Canon EOS 500D Frizington
Canon EOS 500D
It could be a sign of the rapidly-expanding DSLR market that Canon has had difficulty getting the kind of admiration for its new entry-level DSLRs that it got for the likes of the EOS 350D. And with new DSLRs announced virtually every month, it's hardly surprising that the 500D shares a lot of its features with its 12-month-old stablemate, the EOS 450D.
The body is exactly the same size, which is to say it's a little too small to be really comfortable. Most people's thumbs will naturally fall over the screen, rather than being compressed onto the rubberised thumb grip, for instance. Moreover, like the 450D, it offers nine autofocus points, 14-bit Raw capture and a maximum continuous shooting speed of 3.4 frames per second (fps), down ever so slightly from the 450D's 3.5fps.
Looking through the viewfinder yields an identical view, too, with viewfinder magnification at 87%, which makes framing and manually focusing shots easy. It even comes with the same lens, Canon's EF 18-55mm IS, with its effective image stabiliser.
There are some significant changes, however. The 500D enjoys a megapixel bump over the 450D, from 12.2 to 15.1. The 500D also has a vastly expanded sensitivity range compared with the 450D: where the latter could only go as high as ISO1600, the 500D can be pushed to ISO3200, and with a minor adjustment to the Custom Settings menu, all the way to ISO6400 and even ISO12800. Performance up to ISO1600 was excellent, and even shots taken at ISO3200 were usable, albeit only just. Our shots at the two highest sensitivities, however, were disrupted by very high noise levels.
Another difference is that where the 450D uses Canon's Digic III image processor, the 500D uses the Digic 4, which adds H.264 video encoding. That makes the 500D the cheapest DSLR in Canon's range capable of high-definition video.
You can opt for either 720p or 1080p encoding, although the latter is somewhat cramped by a 20fps frame rate. 720p works better, capturing video at 30fps. It's fair to say that the video we captured was stunning.
There are a few drawbacks. The 500D doesn't automatically change focus while shooting video, so you have to press the exposure lock button to force it to focus via contrast detection. This has the simultaneous drawbacks of being slow, inaccurate and, in the case of the 18-55mm IS lens supplied with our review model, very noisy on the final video clip. You can adjust focus using the internal focus sensor, but this creates a break in the video when the mirror snaps back into place, focus adjusts and the mirror gets out of the way again. Further, the integrated microphone is a simple, monoaural unit with no wind-cutting technology, and you can't plug in your own.

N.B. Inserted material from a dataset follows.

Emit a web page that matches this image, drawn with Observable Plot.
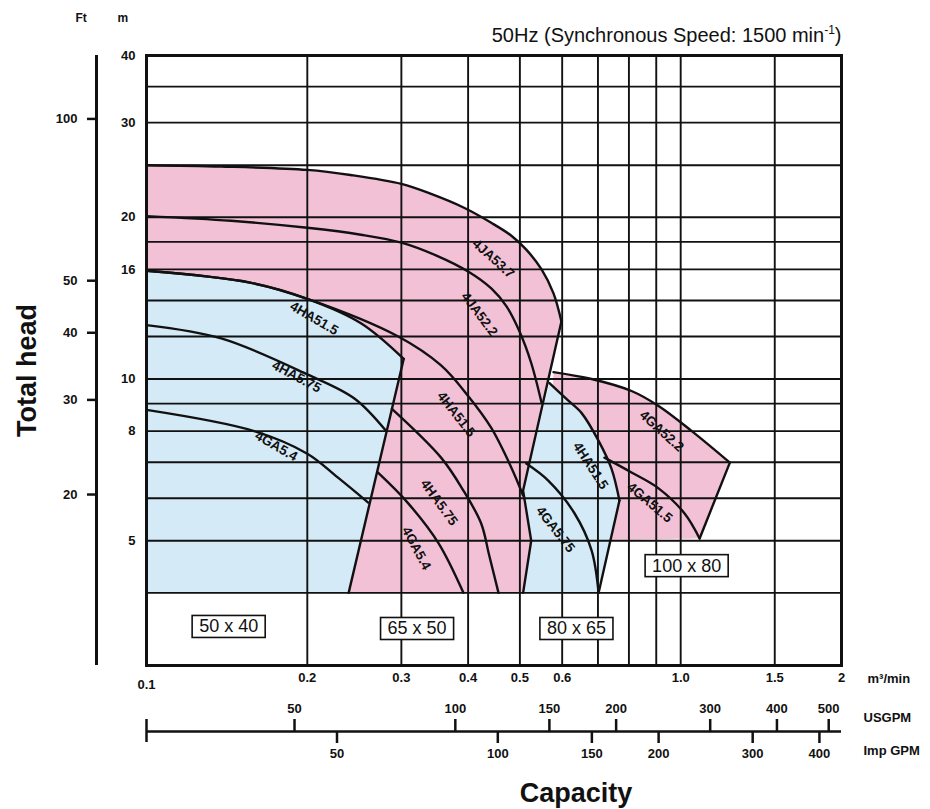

It's also impossible to set your own shutter speed or aperture before shooting, making background blur difficult to control. You can control exposure compensation, but that's the only manual video control available.
Still, manual-focusing is made easier by the 500D's spectacular 3in LCD screen. It's the same size as the 450D's, but it has four times the resolution, putting it on par with the screen on the 5D Mk II. The 920,000 pixels mean the images previewed on the screen are incredibly detailed, and colour quality is beyond reproach.
The 500D's battery life has suffered a slight knock, no doubt in part because of the high-resolution screen. The 450D could capture about 500 shots on a single charge; the 500D will manage about 100 fewer. Over the course of a weekend, we took around 333 images and about 20 minutes of video, and in the process went from a full battery to a blinking red battery alert.
The 500D produces stunning images and video. The big problem is the price. With the kit lens, it costs more than £700; the 450D, with the same lens, costs £200 less. Alternatively, Nikon's top-end amateur camera, the D90, costs about £750, with a superior 18-105mm VR lens and similar video capabilities. In fact, for about £150 more, you could have Canon's top-end consumer DSLR body, the 50D, which offers the same megapixel count, LCD size and up to 6.3fps continuous shooting, as well as a tougher-feeling magnesium-alloy body. The 500D offers a convenient route into HD shooting on a DSLR, but if that's not a killer feature for you, it isn't the last word in value.
Fantastic output from this DSLR, but its rather high price should make you think twice before reaching for your credit card.